The media was very interested in my recovery and I was interviewed by writers and reporters in nearly every city we played in that season. Amazingly, every week after any type of interview, my locker would be filled with letters from patients who were desperate for information and hope. And almost all the letters began the same, “You’re the first person I have heard of who has an ostomy. How were you able to play football, and can you give me some advice on how I can return to school, go to work, travel, etc.?”

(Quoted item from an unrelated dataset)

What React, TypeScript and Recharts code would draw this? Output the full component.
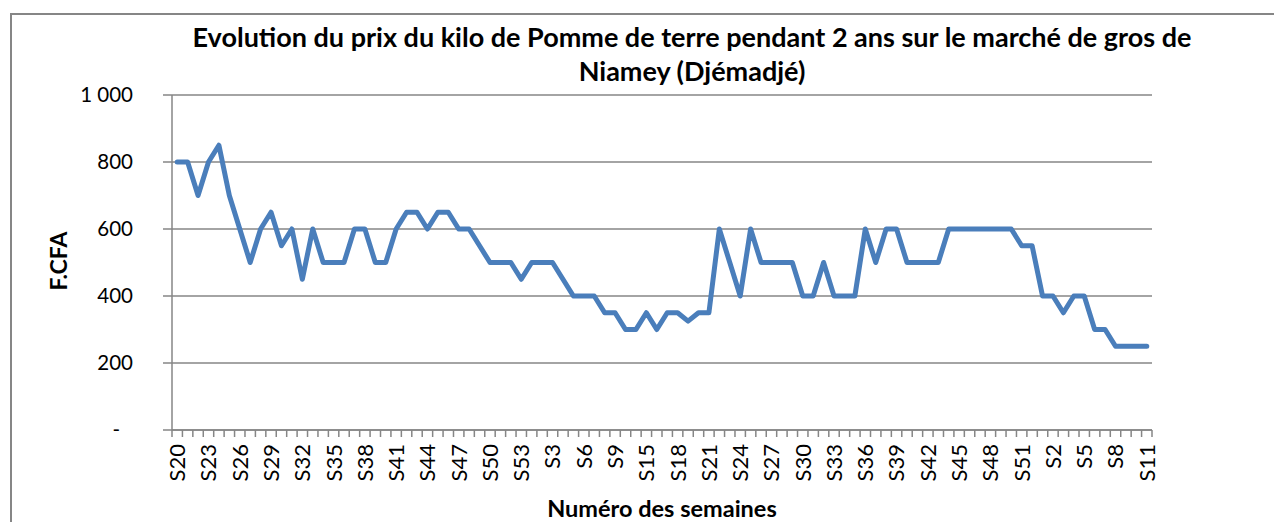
import React from "react";
import { LineChart, Line, XAxis, YAxis, CartesianGrid } from "recharts";

// weekly wholesale price of a kilo of potatoes, Niamey (Djémadjé)
const weeks: string[] = [
  "S20", "S21", "S22", "S23", "S24", "S25", "S26", "S27", "S28", "S29",
  "S30", "S31", "S32", "S33", "S34", "S35", "S36", "S37", "S38", "S39",
  "S40", "S41", "S42", "S43", "S44", "S45", "S46", "S47", "S48", "S49",
  "S50", "S51", "S52", "S53", "S1", "S2", "S3", "S4", "S5", "S6",
  "S7", "S8", "S9", "S10", "S14", "S15", "S16", "S17", "S18", "S19",
  "S20", "S21", "S22", "S23", "S24", "S25", "S26", "S27", "S28", "S29",
  "S30", "S31", "S32", "S33", "S34", "S35", "S36", "S37", "S38", "S39",
  "S40", "S41", "S42", "S43", "S44", "S45", "S46", "S47", "S48", "S49",
  "S50", "S51", "S52", "S1", "S2", "S3", "S4", "S5", "S6", "S7",
  "S8", "S9", "S10", "S11",
];

const prices: number[] = [
  800, 800, 700, 800, 850, 700, 600, 500, 600, 650,
  550, 600, 450, 600, 500, 500, 500, 600, 600, 500,
  500, 600, 650, 650, 600, 650, 650, 600, 600, 550,
  500, 500, 500, 450, 500, 500, 500, 450, 400, 400,
  400, 350, 350, 300, 300, 350, 300, 350, 350, 325,
  350, 350, 600, 500, 400, 600, 500, 500, 500, 500,
  400, 400, 500, 400, 400, 400, 600, 500, 600, 600,
  500, 500, 500, 500, 600, 600, 600, 600, 600, 600,
  600, 550, 550, 400, 400, 350, 400, 400, 300, 300,
  250, 250, 250, 250,
];

const yTicks = [0, 200, 400, 600, 800, 1000];

const data = weeks.map((w, i) => ({ key: i, week: w, prix: prices[i] }));

const FONT = "Lato, 'Noto Sans', sans-serif";
const AXIS = "#868686";
const BAND = 980 / weeks.length;

// eslint-disable-next-line @typescript-eslint/no-explicit-any
function WeekTick({ x, y, index }: any) {
  const label = weeks[index];
  return (
    <g>
      <line x1={x - BAND / 2} y1={y} x2={x - BAND / 2} y2={y + 7} stroke={AXIS} strokeWidth={1.5} />
      {index === weeks.length - 1 && (
        <line x1={x + BAND / 2} y1={y} x2={x + BAND / 2} y2={y + 7} stroke={AXIS} strokeWidth={1.5} />
      )}
      {index % 3 === 0 && (
        <text
          transform={`translate(${x},${y + 14}) rotate(-90)`}
          textAnchor="end"
          dy="0.36em"
          fontSize={22}
          fontFamily={FONT}
          fill="#000"
        >
          {label}
        </text>
      )}
    </g>
  );
}

// eslint-disable-next-line @typescript-eslint/no-explicit-any
function PriceTick({ x, y, payload }: any) {
  const v = payload.value as number;
  const txt = v === 0 ? "-" : v >= 1000 ? "1 000" : String(v);
  return (
    <text
      x={v === 0 ? x - 13 : x}
      y={y}
      dy="0.36em"
      textAnchor="end"
      fontSize={20.5}
      fontFamily={FONT}
      fill="#000"
    >
      {txt}
    </text>
  );
}

export default function App() {
  return (
    <div
      style={{
        position: "absolute",
        left: 0,
        top: 0,
        width: 1274,
        height: 522,
        background: "#fff",
        overflow: "hidden",
        fontFamily: FONT,
      }}
    >
      <div
        style={{
          position: "absolute",
          left: 10,
          top: 13,
          width: 1300,
          height: 600,
          borderTop: `2px solid ${AXIS}`,
          borderLeft: `2px solid ${AXIS}`,
        }}
      />
      <div
        style={{
          position: "absolute",
          left: 142,
          width: 1100,
          top: 20,
          textAlign: "center",
          fontWeight: 700,
          fontSize: 27,
          lineHeight: "34px",
          color: "#000",
        }}
      >
        Evolution du prix du kilo de Pomme de terre pendant 2 ans sur le marché de gros de
        <br />
        Niamey (Djémadjé)
      </div>
      <div
        style={{
          position: "absolute",
          left: 58 - 60,
          top: 261 - 14,
          width: 120,
          height: 28,
          lineHeight: "28px",
          textAlign: "center",
          fontWeight: 700,
          fontSize: 23,
          transform: "rotate(-90deg)",
          color: "#000",
        }}
      >
        F.CFA
      </div>
      <div
        style={{
          position: "absolute",
          left: 462,
          width: 400,
          top: 494,
          textAlign: "center",
          fontWeight: 700,
          fontSize: 23.5,
          lineHeight: "28px",
          color: "#000",
        }}
      >
        Numéro des semaines
      </div>
      <div style={{ position: "absolute", left: 0, top: 0 }}>
        <LineChart
          width={1274}
          height={522}
          data={data}
          margin={{ top: 95, right: 122, bottom: 0, left: 0 }}
        >
          <CartesianGrid vertical={false} stroke={AXIS} strokeWidth={1.5} />
          <XAxis
            dataKey="key"
            interval={0}
            height={92}
            padding={{ left: BAND / 2, right: BAND / 2 }}
            axisLine={{ stroke: AXIS, strokeWidth: 1.5 }}
            tickLine={false}
            tickSize={0}
            tickMargin={0}
            tick={<WeekTick />}
          />
          <YAxis
            width={172}
            domain={[0, 1000]}
            ticks={yTicks}
            interval={0}
            axisLine={{ stroke: AXIS, strokeWidth: 1.5 }}
            tickLine={{ stroke: AXIS, strokeWidth: 1.5 }}
            tickSize={9}
            tickMargin={30}
            tick={<PriceTick />}
          />
          <Line
            type="linear"
            dataKey="prix"
            stroke="#4a7ebb"
            strokeWidth={5}
            strokeLinejoin="round"
            strokeLinecap="round"
            dot={false}
            activeDot={false}
            isAnimationActive={false}
          />
        </LineChart>
      </div>
    </div>
  );
}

The media was very interested in mI learned there are more than three million people in the country who live with Crohn’s Disease or ulcerative colitis and tens of thousands who face ostomy surgery every year—but nobody was talking about it. Reading those letters was humbling and inspiring and I began to understand the enormity of the opportunity I had been given. The more patients I spoke to the more I realized that I needed to do something to help others understand that there was life after ostomy surgery…an abundant, fulfilling, and happy life.

I began to collect and share stories of courageous ostomates who were police officers, firefighters, marathon runners, triathletes, mountain climbers, beauty queens and so many others who refused to accept the parameters of the “restrictive lifestyle box” we ostomy patients thought we were relegated to. WOC nurses, who often believe in us before we believe in ourselves, began to share these stories with their patients. For the last 35 years it has been humbling to work alongside those heroic nurses and encourage thousands of patients to destigmatize this life-saving surgery.

After I retired from football, I explored different career options, including a brief stint as the host on Wheel of Fortune, but my heart for patients kept calling me back. I’ve written three books; Alive & Kicking, my autobiography, Great Comebacks from Ostomy Surgery, and Embracing Life, which feature inspirational stories of people who have survived and thrived following their ostomy surgery. And nine years ago, I founded Legacy Health Strategies to help medical device and pharmaceutical companies better engage with their patients.

In 2017 I launched the Grateful Patient Project (www.gratefulpatient.org) and created National Grateful Patient Day which is celebrated every September 7, the day I returned to play after my illness. I also created The Grateful Ostomate (www.gratefulostomate.org), a place to collect stories and provide information to help every ostomate and their family members embrace the journey that is ahead of them – not filled with fear and anger and despair, but with courage and hope. 

I consider myself the most grateful patient you will ever meet and wake up every morning excited about the work I get to do on behalf of patients. The days that bring me the most joy are those when I get to personally connect with an ostomy patient, listen to their story and help encourage them in their journey.